------ Material provided

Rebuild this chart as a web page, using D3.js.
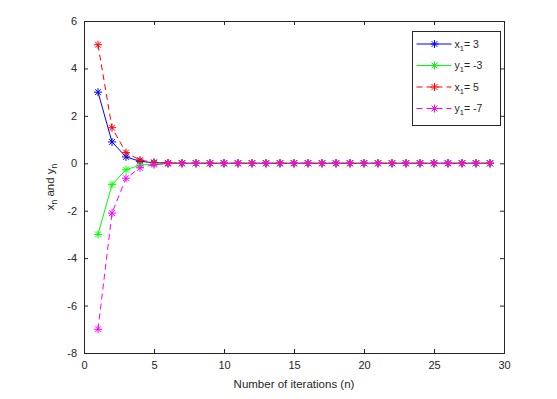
<!DOCTYPE html>
<html lang="en">
<head>
  <meta charset="UTF-8" />
  <title>Iterations</title>
  <script src="https://d3js.org/d3.v7.min.js"></script>
  <style>
    body { margin: 0; background: #ffffff; }
    svg text { font-family: 'Liberation Sans', Arial, sans-serif; fill: #262626; }
    .tick-label { font-size: 11px; }
    .axis-title { font-size: 11.5px; }
    .legend-text { font-size: 10.5px; }
  </style>
</head>
<body>
  <div id="chart"></div>
  <script>
    // iteration index n
    const iterations = [1, 2, 3, 4, 5, 6, 7, 8, 9, 10, 11, 12, 13, 14, 15, 16, 17, 18, 19, 20,
      21, 22, 23, 24, 25, 26, 27, 28, 29];

    // values
    const xStart3 = [3, 0.9, 0.27, 0.08, 0.024, 0.007, 0.002, 0.0007, 0.0002, 0, 0, 0, 0, 0, 0,
      0, 0, 0, 0, 0, 0, 0, 0, 0, 0, 0, 0, 0, 0];
    const yStartM3 = [-3, -0.9, -0.27, -0.08, -0.024, -0.007, -0.002, -0.0007, -0.0002, 0, 0, 0,
      0, 0, 0, 0, 0, 0, 0, 0, 0, 0, 0, 0, 0, 0, 0, 0, 0];
    const xStart5 = [5, 1.5, 0.45, 0.135, 0.04, 0.012, 0.004, 0.001, 0.0003, 0, 0, 0, 0, 0, 0,
      0, 0, 0, 0, 0, 0, 0, 0, 0, 0, 0, 0, 0, 0];
    const yStartM7 = [-7, -2.1, -0.63, -0.19, -0.057, -0.017, -0.005, -0.0015, -0.0005, 0, 0, 0,
      0, 0, 0, 0, 0, 0, 0, 0, 0, 0, 0, 0, 0, 0, 0, 0, 0];

    const xTicks = [0, 5, 10, 15, 20, 25, 30];
    const yTicks = [-8, -6, -4, -2, 0, 2, 4, 6];

    const series = [
      { name: "x", sub: "1", val: "= 3", values: xStart3, color: "#0000ff", dash: null },
      { name: "y", sub: "1", val: "= -3", values: yStartM3, color: "#00ff00", dash: null },
      { name: "x", sub: "1", val: "= 5", values: xStart5, color: "#ff0000", dash: "6,4" },
      { name: "y", sub: "1", val: "= -7", values: yStartM7, color: "#ff00ff", dash: "6,4" }
    ];

    function drawChart() {
      const svgWidth = 557, svgHeight = 399;
      const margin = { top: 21, right: 53, bottom: 46, left: 84 };
      const width = svgWidth - margin.left - margin.right;
      const height = svgHeight - margin.top - margin.bottom;

      const svg = d3.select("#chart").append("svg")
        .attr("width", svgWidth)
        .attr("height", svgHeight);

      svg.append("rect").attr("width", svgWidth).attr("height", svgHeight).attr("fill", "#fff");

      const g = svg.append("g").attr("transform", `translate(${margin.left},${margin.top})`);

      const x = d3.scaleLinear().domain([0, 30]).range([0, width]);
      const y = d3.scaleLinear().domain([-8, 6]).range([height, 0]);

      // plain hyphen for negatives, like the original
      const fmt = d => String(d);

      // axes with inward ticks, box on
      const axisColor = "#262626";
      const bottom = g.append("g").attr("transform", `translate(0,${height})`)
        .call(d3.axisBottom(x).tickValues(xTicks).tickSize(-4).tickPadding(8).tickFormat(fmt));
      const top = g.append("g")
        .call(d3.axisTop(x).tickValues(xTicks).tickSize(-4).tickFormat(""));
      const left = g.append("g")
        .call(d3.axisLeft(y).tickValues(yTicks).tickSize(-4).tickPadding(7).tickFormat(fmt));
      const right = g.append("g").attr("transform", `translate(${width},0)`)
        .call(d3.axisRight(y).tickValues(yTicks).tickSize(-4).tickFormat(""));

      [bottom, top, left, right].forEach(a => {
        a.select(".domain").attr("stroke", axisColor).attr("stroke-width", 1);
        a.selectAll(".tick line").attr("stroke", axisColor);
        a.selectAll(".tick text").attr("class", "tick-label").attr("fill", axisColor)
          .style("font-family", "'Liberation Sans', Arial, sans-serif");
      });

      const line = d3.line().x((d, i) => x(iterations[i])).y(d => y(d));

      series.forEach(s => {
        g.append("path")
          .datum(s.values)
          .attr("fill", "none")
          .attr("stroke", s.color)
          .attr("stroke-width", 1)
          .attr("stroke-dasharray", s.dash)
          .attr("d", line);

        s.values.forEach((v, i) => {
          drawStar(g, x(iterations[i]), y(v), s.color);
        });
      });

      // axis titles
      svg.append("text")
        .attr("class", "axis-title")
        .attr("x", margin.left + width / 2)
        .attr("y", 388)
        .attr("text-anchor", "middle")
        .text("Number of iterations (n)");

      const yl = svg.append("text")
        .attr("class", "axis-title")
        .attr("transform", `translate(54,${margin.top + height / 2}) rotate(-90)`)
        .attr("text-anchor", "middle");
      yl.append("tspan").text("x");
      yl.append("tspan").attr("dy", 3).attr("font-size", "8.5px").text("n");
      yl.append("tspan").attr("dy", -3).text(" and y");
      yl.append("tspan").attr("dy", 3).attr("font-size", "8.5px").text("n");

      drawLegend(svg);
    }

    function drawStar(g, cx, cy, color) {
      const r = 4, d = 2.9;
      const p = `M${cx - r},${cy}L${cx + r},${cy}M${cx},${cy - r}L${cx},${cy + r}` +
        `M${cx - d},${cy - d}L${cx + d},${cy + d}M${cx - d},${cy + d}L${cx + d},${cy - d}`;
      g.append("path").attr("d", p).attr("stroke", color).attr("stroke-width", 1).attr("fill", "none");
    }

    function drawLegend(svg) {
      const lx = 412.5, ly = 31.5, lw = 88, lh = 94;
      svg.append("rect")
        .attr("x", lx).attr("y", ly).attr("width", lw).attr("height", lh)
        .attr("fill", "#fff").attr("stroke", "#262626").attr("stroke-width", 1);

      const items = svg.selectAll(".legend-item")
        .data(series)
        .enter()
        .append("g")
        .attr("class", "legend-item")
        .attr("transform", (d, i) => `translate(${lx},${ly + 12.5 + i * 21.5})`);

      items.append("line")
        .attr("x1", 4).attr("x2", 39).attr("y1", 0).attr("y2", 0)
        .attr("stroke", d => d.color)
        .attr("stroke-dasharray", d => d.dash);

      items.each(function (d) {
        drawStar(d3.select(this), 22, 0, d.color);
      });

      const t = items.append("text")
        .attr("class", "legend-text")
        .attr("x", 42)
        .attr("y", 3.5);
      t.append("tspan").text(d => d.name);
      t.append("tspan").attr("dy", 3).attr("font-size", "7.5px").text(d => d.sub);
      t.append("tspan").attr("dy", -3).text(d => d.val);
    }

    drawChart();
  </script>
</body>
</html>
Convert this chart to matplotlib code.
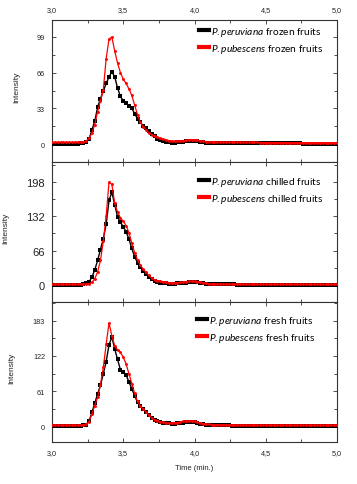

------------

Task requirements:
Return the listing above in full and without alteration, excluding its pictures.

Solution to the problem:
Rebuild this chart as a web page, using D3.js.
<!DOCTYPE html>
<html lang="en">
<head>
  <meta charset="UTF-8" />
  <title>Iterations</title>
  <script src="https://d3js.org/d3.v7.min.js"></script>
  <style>
    body { margin: 0; background: #ffffff; }
    svg text { font-family: 'Liberation Sans', Arial, sans-serif; fill: #262626; }
    .tick-label { font-size: 11px; }
    .axis-title { font-size: 11.5px; }
    .legend-text { font-size: 10.5px; }
  </style>
</head>
<body>
  <div id="chart"></div>
  <script>
    // iteration index n
    const iterations = [1, 2, 3, 4, 5, 6, 7, 8, 9, 10, 11, 12, 13, 14, 15, 16, 17, 18, 19, 20,
      21, 22, 23, 24, 25, 26, 27, 28, 29];

    // values
    const xStart3 = [3, 0.9, 0.27, 0.08, 0.024, 0.007, 0.002, 0.0007, 0.0002, 0, 0, 0, 0, 0, 0,
      0, 0, 0, 0, 0, 0, 0, 0, 0, 0, 0, 0, 0, 0];
    const yStartM3 = [-3, -0.9, -0.27, -0.08, -0.024, -0.007, -0.002, -0.0007, -0.0002, 0, 0, 0,
      0, 0, 0, 0, 0, 0, 0, 0, 0, 0, 0, 0, 0, 0, 0, 0, 0];
    const xStart5 = [5, 1.5, 0.45, 0.135, 0.04, 0.012, 0.004, 0.001, 0.0003, 0, 0, 0, 0, 0, 0,
      0, 0, 0, 0, 0, 0, 0, 0, 0, 0, 0, 0, 0, 0];
    const yStartM7 = [-7, -2.1, -0.63, -0.19, -0.057, -0.017, -0.005, -0.0015, -0.0005, 0, 0, 0,
      0, 0, 0, 0, 0, 0, 0, 0, 0, 0, 0, 0, 0, 0, 0, 0, 0];

    const xTicks = [0, 5, 10, 15, 20, 25, 30];
    const yTicks = [-8, -6, -4, -2, 0, 2, 4, 6];

    const series = [
      { name: "x", sub: "1", val: "= 3", values: xStart3, color: "#0000ff", dash: null },
      { name: "y", sub: "1", val: "= -3", values: yStartM3, color: "#00ff00", dash: null },
      { name: "x", sub: "1", val: "= 5", values: xStart5, color: "#ff0000", dash: "6,4" },
      { name: "y", sub: "1", val: "= -7", values: yStartM7, color: "#ff00ff", dash: "6,4" }
    ];

    function drawChart() {
      const svgWidth = 557, svgHeight = 399;
      const margin = { top: 21, right: 53, bottom: 46, left: 84 };
      const width = svgWidth - margin.left - margin.right;
      const height = svgHeight - margin.top - margin.bottom;

      const svg = d3.select("#chart").append("svg")
        .attr("width", svgWidth)
        .attr("height", svgHeight);

      svg.append("rect").attr("width", svgWidth).attr("height", svgHeight).attr("fill", "#fff");

      const g = svg.append("g").attr("transform", `translate(${margin.left},${margin.top})`);

      const x = d3.scaleLinear().domain([0, 30]).range([0, width]);
      const y = d3.scaleLinear().domain([-8, 6]).range([height, 0]);

      // plain hyphen for negatives, like the original
      const fmt = d => String(d);

      // axes with inward ticks, box on
      const axisColor = "#262626";
      const bottom = g.append("g").attr("transform", `translate(0,${height})`)
        .call(d3.axisBottom(x).tickValues(xTicks).tickSize(-4).tickPadding(8).tickFormat(fmt));
      const top = g.append("g")
        .call(d3.axisTop(x).tickValues(xTicks).tickSize(-4).tickFormat(""));
      const left = g.append("g")
        .call(d3.axisLeft(y).tickValues(yTicks).tickSize(-4).tickPadding(7).tickFormat(fmt));
      const right = g.append("g").attr("transform", `translate(${width},0)`)
        .call(d3.axisRight(y).tickValues(yTicks).tickSize(-4).tickFormat(""));

      [bottom, top, left, right].forEach(a => {
        a.select(".domain").attr("stroke", axisColor).attr("stroke-width", 1);
        a.selectAll(".tick line").attr("stroke", axisColor);
        a.selectAll(".tick text").attr("class", "tick-label").attr("fill", axisColor)
          .style("font-family", "'Liberation Sans', Arial, sans-serif");
      });

      const line = d3.line().x((d, i) => x(iterations[i])).y(d => y(d));

      series.forEach(s => {
        g.append("path")
          .datum(s.values)
          .attr("fill", "none")
          .attr("stroke", s.color)
          .attr("stroke-width", 1)
          .attr("stroke-dasharray", s.dash)
          .attr("d", line);

        s.values.forEach((v, i) => {
          drawStar(g, x(iterations[i]), y(v), s.color);
        });
      });

      // axis titles
      svg.append("text")
        .attr("class", "axis-title")
        .attr("x", margin.left + width / 2)
        .attr("y", 388)
        .attr("text-anchor", "middle")
        .text("Number of iterations (n)");

      const yl = svg.append("text")
        .attr("class", "axis-title")
        .attr("transform", `translate(54,${margin.top + height / 2}) rotate(-90)`)
        .attr("text-anchor", "middle");
      yl.append("tspan").text("x");
      yl.append("tspan").attr("dy", 3).attr("font-size", "8.5px").text("n");
      yl.append("tspan").attr("dy", -3).text(" and y");
      yl.append("tspan").attr("dy", 3).attr("font-size", "8.5px").text("n");

      drawLegend(svg);
    }

    function drawStar(g, cx, cy, color) {
      const r = 4, d = 2.9;
      const p = `M${cx - r},${cy}L${cx + r},${cy}M${cx},${cy - r}L${cx},${cy + r}` +
        `M${cx - d},${cy - d}L${cx + d},${cy + d}M${cx - d},${cy + d}L${cx + d},${cy - d}`;
      g.append("path").attr("d", p).attr("stroke", color).attr("stroke-width", 1).attr("fill", "none");
    }

    function drawLegend(svg) {
      const lx = 412.5, ly = 31.5, lw = 88, lh = 94;
      svg.append("rect")
        .attr("x", lx).attr("y", ly).attr("width", lw).attr("height", lh)
        .attr("fill", "#fff").attr("stroke", "#262626").attr("stroke-width", 1);

      const items = svg.selectAll(".legend-item")
        .data(series)
        .enter()
        .append("g")
        .attr("class", "legend-item")
        .attr("transform", (d, i) => `translate(${lx},${ly + 12.5 + i * 21.5})`);

      items.append("line")
        .attr("x1", 4).attr("x2", 39).attr("y1", 0).attr("y2", 0)
        .attr("stroke", d => d.color)
        .attr("stroke-dasharray", d => d.dash);

      items.each(function (d) {
        drawStar(d3.select(this), 22, 0, d.color);
      });

      const t = items.append("text")
        .attr("class", "legend-text")
        .attr("x", 42)
        .attr("y", 3.5);
      t.append("tspan").text(d => d.name);
      t.append("tspan").attr("dy", 3).attr("font-size", "7.5px").text(d => d.sub);
      t.append("tspan").attr("dy", -3).text(d => d.val);
    }

    drawChart();
  </script>
</body>
</html>
Convert this chart to matplotlib code.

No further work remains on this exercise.